Rocky Mountain Ruby Recap
October 8, 2025
Do What You Love, With People You Love
That’s my simple recipe for finding joy in showing up to work every day. It comes from a few core values I try to live by: be creative, deliver value, and be a good human.
What I Love Doing
I love the act of creating things. It’s that simple. I dream up fictional stories and worlds, orchestrate music with instruments and vocals, concoct cocktails and cuisine, forge pieces of art, and improv role playing games with my kids and friends. Oh, I almost forgot, I also construct software.
Yes, I love creating software. Especially web applications. I enjoy being involved in every stage of the SDLC (Software Delivery Life Cycle), the full creative arc from concept to deployment.
Who I Love Doing It With
The people I work with make or break the experience. My favorite teammates are empathetic, thoughtful, creative, analytical, diverse, collaborative, and just a bit quirky.
How This Led Me to the Ruby Community
This year, my therapist challenged me to think about how my personal values align with my work. As I explored the job market, I found myself pulled toward two areas:
First, a return to UX and Accessibility, an homage to my first role contributing to a web application as a UX Developer at PR Newswire over a decade ago.

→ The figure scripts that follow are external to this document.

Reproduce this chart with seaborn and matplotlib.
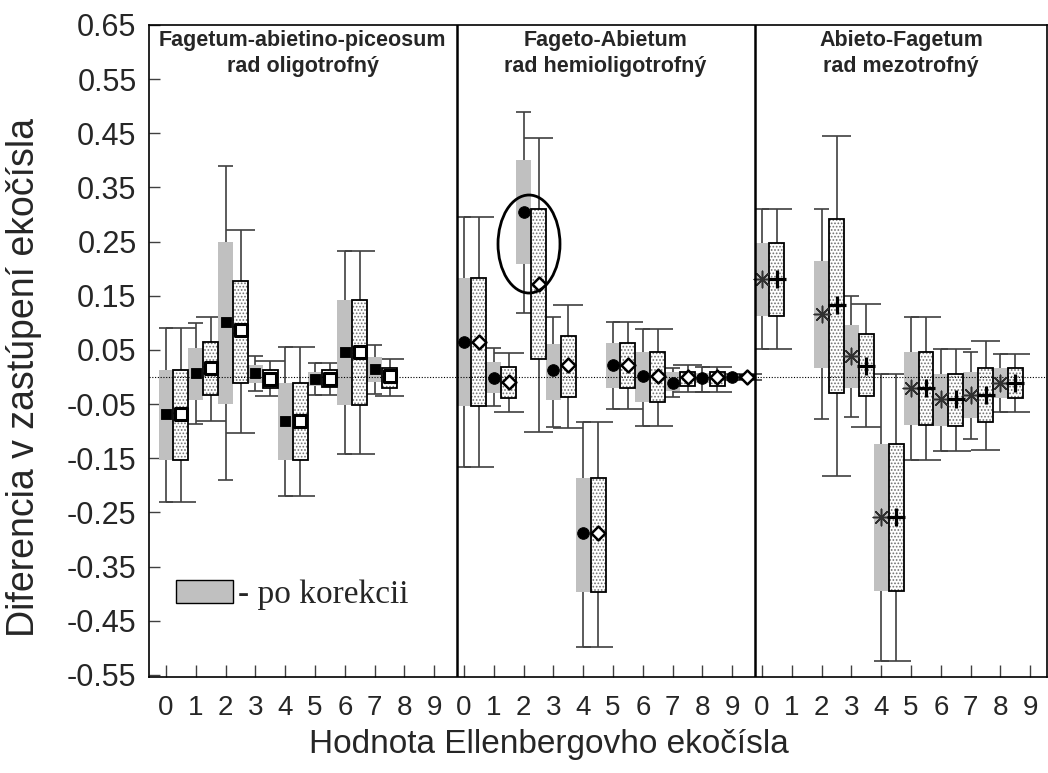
import numpy as np
import pandas as pd
import matplotlib
matplotlib.use("Agg")
import matplotlib.pyplot as plt
import seaborn as sns
from matplotlib import font_manager
from matplotlib.patches import Ellipse, Patch
from matplotlib.transforms import blended_transform_factory

nan = np.nan

# hodnoty ekocisla 0-9 v troch vegetacnych stupnoch
ekocislo = list(range(10)) * 3
stupne = ["Fagetum-abietino-piceosum\nrad oligotrofný",
          "Fageto-Abietum\nrad hemioligotrofný",
          "Abieto-Fagetum\nrad mezotrofný"]

# po korekcii (sive stlpce)
po_mean = [-0.068, 0.008, 0.102, 0.008, -0.081, -0.003, 0.046, 0.015, nan, nan,
           0.065, -0.001, 0.305, 0.012, -0.289, 0.022, 0.001, -0.012, -0.001, 0.000,
           0.181, nan, 0.116, 0.038, -0.258, -0.021, -0.041, -0.034, -0.012, nan]
po_q1 = [-0.153, -0.042, -0.049, -0.012, -0.153, -0.016, -0.052, -0.009, nan, nan,
         -0.053, -0.029, 0.209, -0.042, -0.397, -0.020, -0.047, -0.025, -0.012, -0.004,
         0.113, nan, 0.017, -0.020, -0.395, -0.089, -0.090, -0.076, -0.038, nan]
po_q3 = [0.013, 0.054, 0.249, 0.022, -0.012, 0.010, 0.142, 0.037, nan, nan,
         0.183, 0.027, 0.400, 0.060, -0.186, 0.063, 0.046, 0.010, 0.007, 0.004,
         0.248, nan, 0.215, 0.096, -0.124, 0.046, 0.006, 0.009, 0.016, nan]
po_min = [-0.231, -0.086, -0.190, -0.025, -0.219, -0.033, -0.142, -0.032, nan, nan,
          -0.167, -0.053, 0.119, -0.092, -0.498, -0.059, -0.090, -0.037, -0.027, -0.006,
          0.052, nan, -0.078, -0.073, -0.524, -0.153, -0.137, -0.115, -0.065, nan]
po_max = [0.091, 0.100, 0.389, 0.039, 0.056, 0.026, 0.233, 0.059, nan, nan,
          0.295, 0.054, 0.489, 0.110, -0.084, 0.102, 0.089, 0.016, 0.019, 0.006,
          0.311, nan, 0.310, 0.150, 0.006, 0.110, 0.051, 0.047, 0.043, nan]

# pred korekciou (bodkovane stlpce)
pred_mean = [-0.068, 0.016, 0.086, -0.003, -0.081, -0.003, 0.047, 0.001, nan, nan,
             0.065, -0.010, 0.172, 0.022, -0.289, 0.022, 0.001, 0.000, 0.000, 0.000,
             0.181, nan, 0.132, 0.021, -0.258, -0.020, -0.041, -0.033, -0.012, nan]
pred_q1 = [-0.153, -0.034, -0.011, -0.020, -0.153, -0.018, -0.052, -0.020, nan, nan,
           -0.053, -0.038, 0.033, -0.037, -0.397, -0.020, -0.047, -0.016, -0.016, -0.004,
           0.113, nan, -0.030, -0.036, -0.395, -0.089, -0.090, -0.084, -0.038, nan]
pred_q3 = [0.013, 0.064, 0.178, 0.012, -0.012, 0.012, 0.142, 0.017, nan, nan,
           0.183, 0.018, 0.310, 0.076, -0.186, 0.062, 0.046, 0.010, 0.010, 0.004,
           0.248, nan, 0.291, 0.079, -0.124, 0.046, 0.006, 0.016, 0.016, nan]
pred_min = [-0.231, -0.082, -0.103, -0.035, -0.219, -0.033, -0.142, -0.036, nan, nan,
            -0.167, -0.065, -0.101, -0.094, -0.498, -0.059, -0.090, -0.027, -0.027, -0.006,
            0.052, nan, -0.182, -0.092, -0.524, -0.153, -0.137, -0.135, -0.065, nan]
pred_max = [0.091, 0.111, 0.271, 0.029, 0.056, 0.026, 0.233, 0.033, nan, nan,
            0.295, 0.045, 0.441, 0.133, -0.084, 0.102, 0.089, 0.022, 0.019, 0.006,
            0.311, nan, 0.445, 0.135, 0.006, 0.110, 0.051, 0.066, 0.043, nan]

y_ticks = [0.65, 0.55, 0.45, 0.35, 0.25, 0.15, 0.05, -0.05, -0.15, -0.25, -0.35, -0.45, -0.55]

# tabulka pre kreslenie
k = np.arange(30)
df = pd.concat([
    pd.DataFrame({"pos": k, "panel": k // 10, "serie": "po", "mean": po_mean,
                  "q1": po_q1, "q3": po_q3, "wmin": po_min, "wmax": po_max}),
    pd.DataFrame({"pos": k + 0.5, "panel": k // 10, "serie": "pred", "mean": pred_mean,
                  "q1": pred_q1, "q3": pred_q3, "wmin": pred_min, "wmax": pred_max}),
]).dropna()

sns.set_theme(style="white")
fonty = {f.name for f in font_manager.fontManager.ttflist}
uzke = "Liberation Sans Narrow" if "Liberation Sans Narrow" in fonty else "Liberation Sans"
plt.rcParams["font.family"] = ["Liberation Sans", "DejaVu Sans"]
plt.rcParams["axes.unicode_minus"] = False
plt.rcParams["hatch.linewidth"] = 0.8

fig = plt.figure(figsize=(10.48, 7.73), dpi=100)
ax = fig.add_axes([0.1422, 0.1242, 0.8568, 0.8435])

po = df[df.serie == "po"]
pred = df[df.serie == "pred"]

# fuzy
for d, cw in [(po, 0.5), (pred, 1.0)]:
    ax.vlines(d.pos, d.wmin, d.wmax, color="#404040", lw=1.2, zorder=1)
    ax.hlines(d.wmin, d.pos - cw / 2, d.pos + cw / 2, color="#404040", lw=1.2, zorder=1)
    ax.hlines(d.wmax, d.pos - cw / 2, d.pos + cw / 2, color="#404040", lw=1.2, zorder=1)

# krabice
ax.bar(po.pos, po.q3 - po.q1, bottom=po.q1, width=0.5, color="#c0c0c0", lw=0, zorder=2)
ax.bar(pred.pos, pred.q3 - pred.q1, bottom=pred.q1, width=0.5, color="white",
       edgecolor="#707070", lw=0, hatch=".....", zorder=2)
ax.bar(pred.pos, pred.q3 - pred.q1, bottom=pred.q1, width=0.5, fill=False,
       edgecolor="black", lw=1.3, zorder=2.1)

ax.axhline(0, color="black", lw=0.8, ls=(0, (1, 1.5)), zorder=2.5)

# priemery
znacky = {
    (0, "po"): dict(marker="s", s=60, color="black", edgecolor="black"),
    (0, "pred"): dict(marker="s", s=75, color="white", edgecolor="black", linewidth=2.2),
    (1, "po"): dict(marker="o", s=70, color="black", edgecolor="black"),
    (1, "pred"): dict(marker="D", s=50, color="white", edgecolor="black", linewidth=1.8),
    (2, "po"): dict(marker=(8, 2, 0), s=140, color="#303030", linewidth=1.1),
    (2, "pred"): dict(marker="+", s=150, color="black", linewidth=2.3),
}
for (p, s), kw in znacky.items():
    d = df[(df.panel == p) & (df.serie == s)]
    sns.scatterplot(data=d, x="pos", y="mean", ax=ax, legend=False, zorder=3, **kw)

# hranice stupnov
for xv in [9.75, 19.75]:
    ax.axvline(xv, color="black", lw=1.8, zorder=4)

trans = blended_transform_factory(ax.transData, ax.transAxes)
for xc, txt in zip([4.59, 14.75, 24.66], stupne):
    ax.text(xc, 0.992, txt, transform=trans, ha="center", va="top",
            fontsize=15.5, fontweight="bold", linespacing=1.3)

ax.add_patch(Ellipse((12.18, 0.2455), 2.08, 0.181, fill=False, edgecolor="black",
                     lw=2, zorder=5))

ax.set_xlim(-0.57, 29.56)
ax.set_ylim(-0.554, 0.65)
ax.set_xticks(k)
ax.set_xticklabels([str(v) for v in ekocislo], family=uzke, fontsize=20)
ax.set_yticks(y_ticks)
ax.set_yticklabels([f"{v:.2f}" for v in y_ticks], fontsize=22)
ax.tick_params(axis="x", direction="in", length=9, width=1, color="#404040", pad=13,
               bottom=True)
ax.tick_params(axis="y", direction="in", length=8, width=1, color="#404040", pad=9,
               left=True)
for sp in ax.spines.values():
    sp.set_color("black")
    sp.set_linewidth(1.2)

ax.set_xlabel("Hodnota Ellenbergovho ekočísla", fontsize=24)
ax.xaxis.set_label_coords(0.445, -0.079)
ax.set_ylabel("Diferencia v zastúpení ekočísla", fontsize=27)
ax.yaxis.set_label_coords(-0.119, 0.4586)

ax.legend(handles=[Patch(facecolor="#c0c0c0", edgecolor="black", lw=1, label="- po korekcii")],
          loc="center left", bbox_to_anchor=(0.030, 0.126), frameon=False,
          prop={"family": "Liberation Serif", "size": 24}, handlelength=1.7,
          handleheight=0.72, handletextpad=0.15, borderpad=0, borderaxespad=0)

fig.savefig("out.png", dpi=100)
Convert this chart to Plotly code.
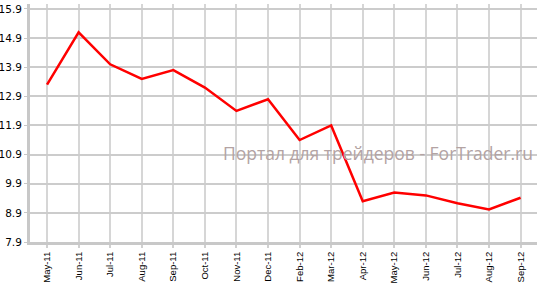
import plotly.graph_objects as go

months = ["May-11", "Jun-11", "Jul-11", "Aug-11", "Sep-11", "Oct-11", "Nov-11", "Dec-11",
          "Feb-12", "Mar-12", "Apr-12", "May-12", "Jun-12", "Jul-12", "Aug-12", "Sep-12"]
values = [13.3, 15.1, 14.0, 13.5, 13.8, 13.2, 12.4, 12.8,
          11.4, 11.9, 9.3, 9.6, 9.5, 9.23, 9.02, 9.42]
y_ticks = [7.9, 8.9, 9.9, 10.9, 11.9, 12.9, 13.9, 14.9, 15.9]
watermark = "Портал для трейдеров - ForTrader.ru"

fig = go.Figure()
fig.add_trace(go.Scatter(x=months, y=values, mode="lines",
                         line=dict(color="#ff0000", width=2.5)))

fig.update_layout(
    width=540, height=285,
    margin=dict(l=30, r=3, t=4, b=43),
    paper_bgcolor="white", plot_bgcolor="white",
    showlegend=False,
    font=dict(family="DejaVu Sans, Verdana, sans-serif", color="black"),
    annotations=[dict(text=watermark, xref="paper", yref="paper",
                      x=0.686, y=0.372, xanchor="center", yanchor="middle",
                      showarrow=False,
                      font=dict(family="Open Sans, sans-serif", size=17.5, color="#b3a3a3"))],
)
fig.update_xaxes(
    type="category", range=[-0.54, 15.52], automargin=False,
    showgrid=True, gridcolor="#d6d6d6", gridwidth=2,
    showline=True, linecolor="#c8c8c8", linewidth=3,
    ticks="outside", ticklen=3, tickcolor="#d0d0d0", tickwidth=2,
    tickangle=-90, tickfont=dict(size=9.5, family="Liberation Sans, Arial, sans-serif"),
    zeroline=False,
)
fig.update_yaxes(
    range=[7.9, 16.07], tickvals=y_ticks, ticktext=[f"{v:.1f}" for v in y_ticks],
    automargin=False,
    showgrid=True, gridcolor="#cccccc", gridwidth=1.5,
    showline=True, linecolor="#c8c8c8", linewidth=3,
    ticks="outside", ticklen=3, tickcolor="#c8c8c8",
    tickfont=dict(size=10.5, family="DejaVu Sans, Verdana, sans-serif"),
    zeroline=False,
)

fig.write_html("out.html")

Second, I stumbled into the Ruby community. Just like UXers, Rubyists are my kind of quirky. Both communities share something special: they align deeply with my values.
Shared Values
Consider these quotes:
“Design for humans, not users.”
“Matz is nice, so we are nice.”
“Delight is in the details.”
“Optimized for developer happiness.”
“Don’t make me think.”
“There’s more than one way to do it.”
“Make it work for everyone.”
“Happy developers make better software.”
Can you tell which come from UX and which from Ruby? They alternate UX, Ruby, UX, Ruby. What’s the commonality? Positivity, inclusion, happiness, and humanity.Moving Forward
As I evolve from a specialist Front-End Engineer into a Full-Stack Engineer, one who can thoughtfully integrate AI, Ruby on Rails feels like the right first framework.
To the organizers and attendees of Rocky Mountain Ruby, thank you for embodying everything I hoped your community would be. The talks, the conversations, and the energy reminded me that the future of software doesn’t have to be soullessly automated.
It can, and should, be built by humans with heart, using technology to make the world a better place.
One last shout out. Thank you, Angelo, for sponsoring me to go.
Do what you love, with people you love.